Männer rauchen aktuellen Studien zufolge weniger - logisch. Warum aber steigern Frauen gegenwärtig ihren Konsum? Möglicherweise sind sie ja resistent gegen - männliche - Vorbilder. Oder sie stehen insgeheim eher auf Schurken statt auf Helden? Da bin ich mir sogar sicher. Denn nicht nur eine Zeitgenossin, der ich auf den Fersen war, hat mir bei meiner Verweigerung eines Glases Alkohols oder einer Zigarette vorgeworfen, ich sei lustfeindlich. So sieht's aus. Sie finden die richtigen Kerle mit Tschick einfach grundsätzlich besser? Ich denke, das müsste als Nächstes untersucht werden.
Nichtrauchender Leinwand-Raucher
Und die Moral von der Geschicht': Vielleicht sollte ich Leinwand-Star - und zwar ein böser - werden und nur bei meinen Filmauftritten paffen. Dann hätte ich eine neue, perfekte Ausrede, könnte rauchen und wäre trotzdem Nichtraucher. Denn so viel rauch' ich ja nicht in 90 Minuten.
"Ich rauche nur auf der Leinwand" würde ich dann zu meinen Freunden sagen, die ja nie vergessen mich darauf hinzuweisen, dass ich eigentlich aufgehört hätte zu rauchen. Wahrscheinlich nicht deshalb, weil sie mir Gutes wollen, sondern weil sie mich leiden sehen wollen.

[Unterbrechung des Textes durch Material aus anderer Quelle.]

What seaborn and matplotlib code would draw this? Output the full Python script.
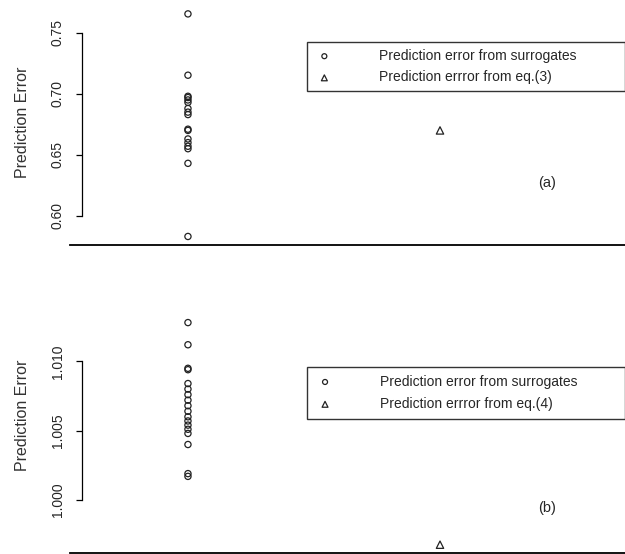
import matplotlib
matplotlib.use("Agg")
import matplotlib.pyplot as plt
import numpy as np
import pandas as pd
import seaborn as sns

# panel (a): prediction errors from surrogates and from eq.(3)
surr_a = [0.7656, 0.7153, 0.698, 0.697, 0.695, 0.693, 0.688, 0.685, 0.683,
          0.671, 0.670, 0.663, 0.660, 0.657, 0.655, 0.643, 0.583]
eq_a = [0.670]

# panel (b): prediction errors from surrogates and from eq.(4)
surr_b = [1.0128, 1.0112, 1.0095, 1.0094, 1.0084, 1.0080, 1.0076, 1.0072,
          1.0068, 1.0064, 1.0060, 1.0057, 1.0054, 1.0051, 1.0048, 1.0040,
          1.0019, 1.0017]
eq_b = [0.99677]

labels_a = ["Prediction error from surrogates", "Prediction errror from eq.(3)"]
labels_b = ["Prediction error from surrogates", "Prediction errror from eq.(4)"]

sns.set_style("white")
plt.rcParams["font.family"] = ["Liberation Sans", "DejaVu Sans"]
plt.rcParams["ytick.alignment"] = "center"

fig = plt.figure(figsize=(6.25, 5.54), dpi=100)
ax_a = fig.add_axes([0.112, 1 - 245 / 554, 0.888, 245 / 554])
ax_b = fig.add_axes([0.112, 1 - 553 / 554, 0.888, 276 / 554])


def panel(ax, surr, eq, labels, ylim, yticks, fmt, tag, tag_y, leg_top, bpad, lspace):
    df_s = pd.DataFrame({"x": 1, "y": surr})
    df_e = pd.DataFrame({"x": 2, "y": eq})
    sns.scatterplot(data=df_s, x="x", y="y", ax=ax, marker="o", s=20,
                    facecolor="none", edgecolor="#222222", linewidth=0.9,
                    label=labels[0])
    sns.scatterplot(data=df_e, x="x", y="y", ax=ax, marker="^", s=28,
                    facecolor="none", edgecolor="#222222", linewidth=0.9,
                    label=labels[1])
    ax.set_xlim(0.532, 2.734)
    ax.set_ylim(*ylim)
    ax.set_xticks([])
    ax.set_yticks(yticks)
    ax.set_yticklabels([fmt.format(t) for t in yticks], fontsize=9.5,
                       color="#333333")
    ax.tick_params(axis="y", left=True, length=4.5, width=0.9, pad=8,
                   color="black", labelrotation=90)
    ax.set_xlabel("")
    ax.set_ylabel("Prediction Error", fontsize=11.5, labelpad=15,
                  color="#333333")
    for s in ["top", "right"]:
        ax.spines[s].set_visible(False)
    ax.spines["left"].set_position(("data", 0.58))
    ax.spines["left"].set_bounds(yticks[0], yticks[-1])
    ax.spines["left"].set_linewidth(0.9)
    ax.spines["left"].set_color("black")
    ax.spines["bottom"].set_linewidth(1.3)
    ax.spines["bottom"].set_color("black")
    ax.text(2.425, tag_y, tag, fontsize=10.5, ha="center", va="center")
    leg = ax.legend(loc="upper left", bbox_to_anchor=(0.427, leg_top - 0.1, 0.573, 0.1),
                    mode="expand", frameon=True, fancybox=False, fontsize=10,
                    borderpad=bpad, handletextpad=3.2, labelspacing=lspace,
                    borderaxespad=0, markerscale=0.8, handlelength=1.5)
    leg.get_frame().set_edgecolor("black")
    leg.get_frame().set_linewidth(1.0)


panel(ax_a, surr_a, eq_a, labels_a, (0.576, 0.777), [0.60, 0.65, 0.70, 0.75],
      "{:.2f}", "(a)", 0.627, 0.829, 0.5, 0.55)
panel(ax_b, surr_b, eq_b, labels_b, (0.99617, 1.01609),
      [1.000, 1.005, 1.010], "{:.3f}", "(b)", 0.99944, 0.674, 0.55, 0.6)

fig.savefig("out.png", dpi=100)
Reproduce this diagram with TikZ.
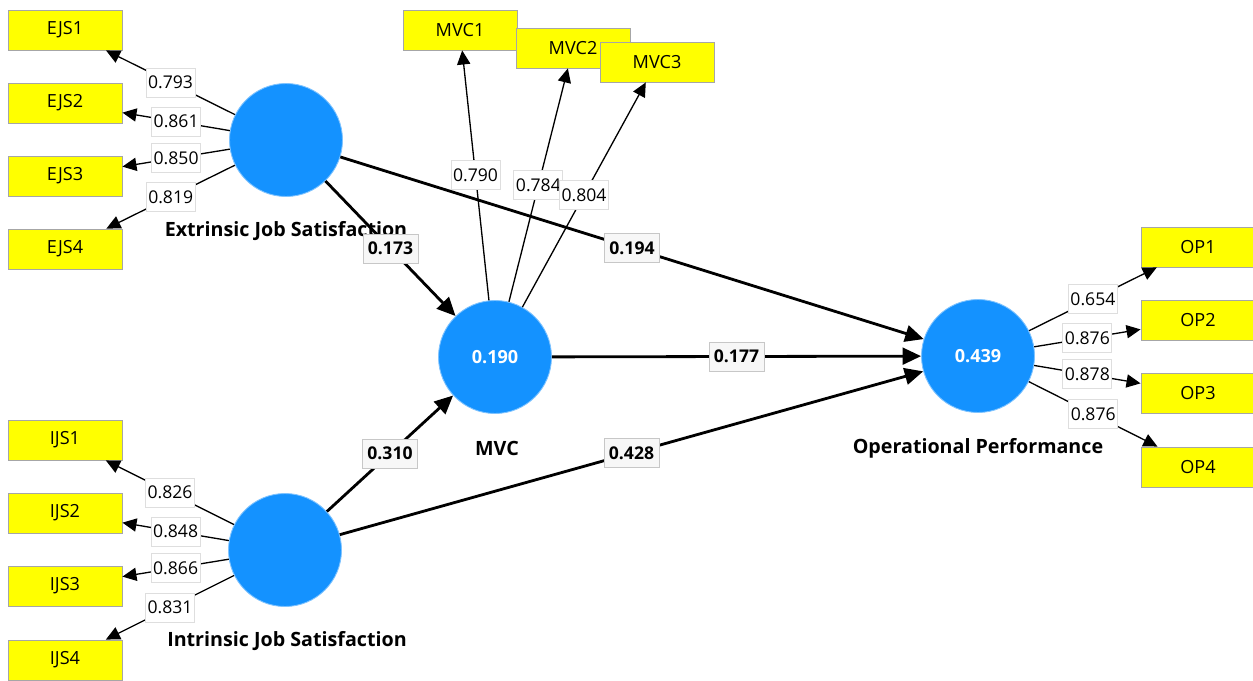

So wie sie selbst gelitten haben, damals, als sie selbst zu rauchen aufgehört haben.
So, und jetzt borg' ich mir die "Smoke"- und "Blue in the Face"-DVDs aus, belege nachher einen Schauspielkurs, werde anschließend Schurke und rauche in den 90-Film-Minuten, die ich habe, was das Zeug hält.